The ASSOC procedure[31] is a GUHA method which mines for generalized association rules using fast bitstrings operations. The association rules mined by this method are more general than those output by apriori, for example "items" can be connected both with conjunction and disjunctions and the relation between antecedent and consequent of the rule is not restricted to setting minimum support and confidence as in apriori: an arbitrary combination of supported interest measures can be used.

OPUS search

OPUS is an efficient algorithm for rule discovery that, in contrast to most alternatives, does not require either monotone or anti-monotone constraints such as minimum support.[32] Initially used to find rules for a fixed consequent[32][33] it has subsequently been extended to find rules with any item as a consequent.[34] OPUS search is the core technology in the popular Magnum Opus association discovery system.

Lore

A famous story about association rule mining is the "beer and diaper" story. A purporsed survey of behavior of supermarket shoppers discovered that customers (presumably young men) who buy diapers tend also to buy beer. This anecdote became popular as an example of how unexpected association rules might be found from everyday data. There are varying opinions as to how much of the story is true.[35] Daniel Powers says:[35]

In 1992, Thomas Blischok, manager of a retail consulting group at Teradata, and his staff prepared an analysis of 1.2 million market baskets from about 25 Osco Drug stores. Database queries were developed to identify affinities. The analysis "did discover that between 5:00 and 7:00 p.m. that consumers bought beer and diapers". Osco managers did NOT exploit the beer and diapers relationship by moving the products closer together on the shelves.
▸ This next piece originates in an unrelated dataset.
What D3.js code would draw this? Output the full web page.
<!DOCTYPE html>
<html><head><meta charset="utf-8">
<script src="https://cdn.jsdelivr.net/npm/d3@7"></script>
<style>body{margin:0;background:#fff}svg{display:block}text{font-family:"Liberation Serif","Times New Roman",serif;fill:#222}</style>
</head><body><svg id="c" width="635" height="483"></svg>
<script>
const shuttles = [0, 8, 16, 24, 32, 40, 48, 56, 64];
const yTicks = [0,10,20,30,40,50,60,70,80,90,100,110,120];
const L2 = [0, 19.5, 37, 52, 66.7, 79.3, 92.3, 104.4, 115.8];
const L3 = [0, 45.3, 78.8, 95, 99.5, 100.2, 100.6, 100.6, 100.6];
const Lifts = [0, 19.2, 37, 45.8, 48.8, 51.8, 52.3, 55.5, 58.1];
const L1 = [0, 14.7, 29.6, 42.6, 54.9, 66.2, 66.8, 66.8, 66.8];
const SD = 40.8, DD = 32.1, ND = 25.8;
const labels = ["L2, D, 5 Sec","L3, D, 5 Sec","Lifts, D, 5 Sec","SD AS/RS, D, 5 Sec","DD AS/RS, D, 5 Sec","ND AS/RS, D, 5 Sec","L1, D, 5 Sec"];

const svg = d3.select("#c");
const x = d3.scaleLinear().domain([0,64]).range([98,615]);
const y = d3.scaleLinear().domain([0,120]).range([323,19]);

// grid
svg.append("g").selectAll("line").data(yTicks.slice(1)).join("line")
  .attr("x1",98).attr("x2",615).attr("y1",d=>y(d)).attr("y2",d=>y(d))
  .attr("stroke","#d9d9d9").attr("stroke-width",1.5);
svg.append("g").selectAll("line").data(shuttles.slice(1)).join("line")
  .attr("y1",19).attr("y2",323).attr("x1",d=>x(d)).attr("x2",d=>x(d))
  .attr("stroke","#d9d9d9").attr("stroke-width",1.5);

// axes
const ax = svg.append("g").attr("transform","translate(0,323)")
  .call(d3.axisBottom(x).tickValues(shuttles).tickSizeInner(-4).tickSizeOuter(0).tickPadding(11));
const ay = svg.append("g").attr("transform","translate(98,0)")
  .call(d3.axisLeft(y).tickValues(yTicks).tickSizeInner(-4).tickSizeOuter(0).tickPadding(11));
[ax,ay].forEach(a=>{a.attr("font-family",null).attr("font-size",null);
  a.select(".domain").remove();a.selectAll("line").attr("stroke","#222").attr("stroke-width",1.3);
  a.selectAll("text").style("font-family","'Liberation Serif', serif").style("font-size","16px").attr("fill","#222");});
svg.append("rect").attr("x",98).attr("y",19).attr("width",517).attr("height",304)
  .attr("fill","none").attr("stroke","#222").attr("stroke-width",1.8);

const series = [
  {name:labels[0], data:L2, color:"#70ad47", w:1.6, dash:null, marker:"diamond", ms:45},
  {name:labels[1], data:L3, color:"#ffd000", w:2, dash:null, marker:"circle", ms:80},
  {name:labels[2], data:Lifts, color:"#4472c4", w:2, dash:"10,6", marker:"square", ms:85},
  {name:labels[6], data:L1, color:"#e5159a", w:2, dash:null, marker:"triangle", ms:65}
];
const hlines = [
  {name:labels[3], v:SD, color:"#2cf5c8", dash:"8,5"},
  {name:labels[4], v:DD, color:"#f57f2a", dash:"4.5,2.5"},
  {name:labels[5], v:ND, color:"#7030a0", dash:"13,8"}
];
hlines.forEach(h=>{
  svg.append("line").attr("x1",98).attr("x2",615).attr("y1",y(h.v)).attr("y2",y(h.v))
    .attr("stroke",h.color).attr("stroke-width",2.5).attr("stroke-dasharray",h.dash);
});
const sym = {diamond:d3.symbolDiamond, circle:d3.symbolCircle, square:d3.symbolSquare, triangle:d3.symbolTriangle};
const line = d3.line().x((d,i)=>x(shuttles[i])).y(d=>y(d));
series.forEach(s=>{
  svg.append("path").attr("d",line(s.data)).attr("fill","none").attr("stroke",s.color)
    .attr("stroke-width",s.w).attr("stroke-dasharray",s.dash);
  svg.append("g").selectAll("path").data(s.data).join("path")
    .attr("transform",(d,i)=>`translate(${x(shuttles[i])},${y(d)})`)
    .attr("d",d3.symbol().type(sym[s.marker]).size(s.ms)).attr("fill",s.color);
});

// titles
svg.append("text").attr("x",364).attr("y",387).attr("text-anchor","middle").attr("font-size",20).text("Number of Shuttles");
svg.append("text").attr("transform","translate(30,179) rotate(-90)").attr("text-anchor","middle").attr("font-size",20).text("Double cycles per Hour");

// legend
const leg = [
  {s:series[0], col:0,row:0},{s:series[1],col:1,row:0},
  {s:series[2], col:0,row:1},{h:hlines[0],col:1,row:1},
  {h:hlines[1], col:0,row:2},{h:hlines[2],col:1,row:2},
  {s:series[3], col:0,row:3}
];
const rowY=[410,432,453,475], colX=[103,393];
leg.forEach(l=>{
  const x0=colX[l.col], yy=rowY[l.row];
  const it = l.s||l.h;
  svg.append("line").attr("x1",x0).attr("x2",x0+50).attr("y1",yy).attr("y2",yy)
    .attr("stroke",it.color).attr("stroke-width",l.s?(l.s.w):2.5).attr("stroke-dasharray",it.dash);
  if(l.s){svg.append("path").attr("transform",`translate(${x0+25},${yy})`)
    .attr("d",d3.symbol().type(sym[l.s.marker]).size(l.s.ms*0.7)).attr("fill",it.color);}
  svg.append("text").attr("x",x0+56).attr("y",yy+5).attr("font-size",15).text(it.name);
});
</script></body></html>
Other types of association rule mining

Multi-Relation Association Rules: Multi-Relation Association Rules (MRAR) are association rules where each item may have several relations. These relations indicate indirect relationship between the entities. Consider the following MRAR where the first item consists of three relations live in, nearby and humid: “Those who live in a place which is nearby a city with humid climate type and also are younger than 20 -> their health condition is good”. Such association rules are extractable from RDBMS data or semantic web data.[36]
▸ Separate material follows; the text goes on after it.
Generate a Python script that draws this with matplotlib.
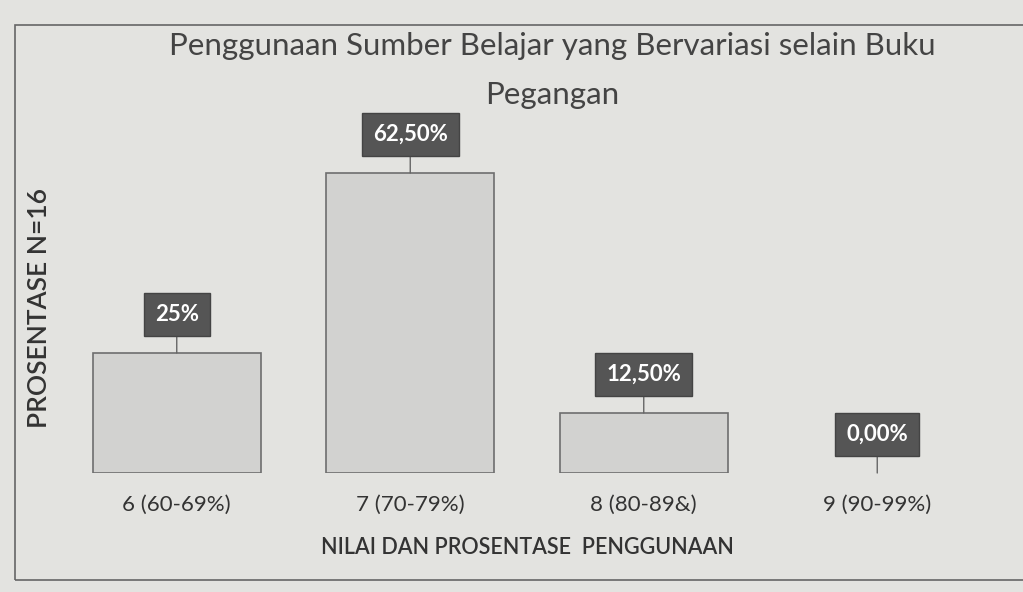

Context Based Association Rules are a form of association rule. Context Based Association Rules claims more accuracy in association rule mining by considering a hidden variable named context variable which changes the final set of association rules depending upon the value of context variables. For example, the baskets orientation in market basket analysis reflects an odd pattern in the early days of month. This might be because of abnormal context i.e. salary is drawn at the start of the month [37]

Contrast set learning is a form of associative learning. Contrast set learners use rules that differ meaningfully in their distribution across subsets.[38][39]
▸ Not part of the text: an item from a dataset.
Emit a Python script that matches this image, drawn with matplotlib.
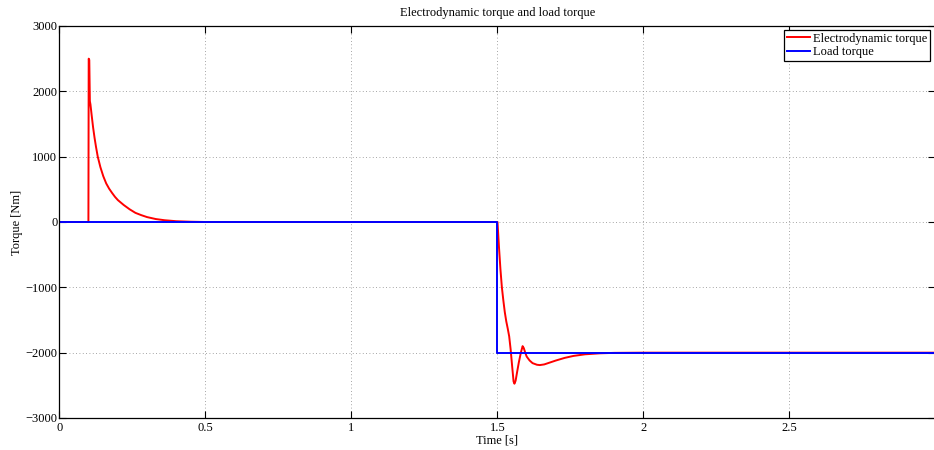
import matplotlib
matplotlib.use("Agg")
import matplotlib.pyplot as plt

# electrodynamic torque
t_el = [0, 0.099, 0.100, 0.102, 0.104, 0.106, 0.11, 0.115, 0.12, 0.125, 0.131, 0.14,
        0.15, 0.16, 0.17, 0.18, 0.19, 0.20, 0.22, 0.24, 0.26, 0.28, 0.30, 0.33, 0.36,
        0.40, 0.45, 0.5,
        1.5, 1.505, 1.51, 1.515, 1.52, 1.525, 1.53, 1.535, 1.54, 1.545, 1.55, 1.555,
        1.558, 1.562, 1.567, 1.573, 1.58, 1.586, 1.59, 1.595, 1.60, 1.61, 1.62, 1.635,
        1.645, 1.66, 1.68, 1.70, 1.73, 1.76, 1.80, 1.85, 1.9, 2.0, 3.0]
T_el = [0, 0, 2500, 2480, 1850, 1800, 1640, 1450, 1290, 1150, 1000, 840,
        700, 590, 510, 445, 385, 335, 260, 195, 140, 105, 75, 45, 27,
        12, 4, 0,
        0, -380, -720, -1000, -1200, -1380, -1520, -1630, -1750, -1950, -2200, -2440,
        -2475, -2430, -2300, -2150, -2000, -1900, -1930, -2000, -2060, -2120, -2160, -2185,
        -2190, -2180, -2150, -2120, -2080, -2050, -2025, -2010, -2003, -2000, -2000]

# load torque
t_load = [0, 1.5, 1.5, 3.0]
T_load = [0, 0, -2000, -2000]

plt.rcParams['font.family'] = ['Liberation Serif', 'DejaVu Serif']
plt.rcParams['font.size'] = 9

fig = plt.figure(figsize=(9.34, 4.5), dpi=100)
ax = fig.add_axes([59.5/934, 32/450, 876/934, 392/450])

ax.plot(t_el, T_el, color='#ff0000', lw=1.4, label='Electrodynamic torque')
ax.plot(t_load, T_load, color='#0000ff', lw=1.4, label='Load torque')

ax.set_xlim(0, 3)
ax.set_ylim(-3000, 3000)
ax.set_xticks([0, 0.5, 1, 1.5, 2, 2.5])
ax.set_xticklabels(['0', '0.5', '1', '1.5', '2', '2.5'])
ax.set_yticks(range(-3000, 3001, 1000))
ax.tick_params(direction='in', length=5, width=0.8, top=True, right=True)
ax.tick_params(axis='x', pad=3)
ax.tick_params(axis='y', pad=1.5)
ax.grid(True, linestyle=(0, (1, 3)), color='#888888', lw=0.6)
for s in ax.spines.values():
    s.set_linewidth(0.9)

ax.set_title('Electrodynamic torque and load torque', fontsize=9, pad=7)
ax.set_xlabel('Time [s]', labelpad=0)
ax.set_ylabel('Torque [Nm]', labelpad=2)

leg = ax.legend(loc='upper right', bbox_to_anchor=(0.9966, 0.997), fancybox=False,
                edgecolor='black', framealpha=1, borderpad=0.25, handlelength=1.85,
                handletextpad=0.2, labelspacing=0.1, borderaxespad=0.2, fontsize=9)
leg.get_frame().set_linewidth(0.9)

fig.savefig('out.png', dpi=100)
Weighted class learning is another form of associative learning in which weight may be assigned to classes to give focus to a particular issue of concern for the consumer of the data mining results.

High-order pattern discovery facilitate the capture of high-order (polythetic) patterns or event associations that are intrinsic to complex real-world data. [40]

K-optimal pattern discovery provides an alternative to the standard approach to association rule learning that requires that each pattern appear frequently in the data.

Approximate Frequent Itemset mining is a relaxed version of Frequent Itemset mining that allows some of the items in some of the rows to be 0.[41]

Generalized Association Rules hierarchical taxonomy (concept hierarchy)

Quantitative Association Rules categorical and quantitative data [42][43]

Interval Data Association Rules e.g. partition the age into 5-year-increment ranged

Sequential pattern mining discovers subsequences that are common to more than minsup sequences in a sequence database, where minsup is set by the user. A sequence is an ordered list of transactions.[44]

Subspace Clustering, a specific type of Clustering high-dimensional data, is in many variants also based on the downward-closure property for specific clustering models.[45]

Warmr is shipped as part of the ACE data mining suite. It allows association rule learning for first order relational rules.[46]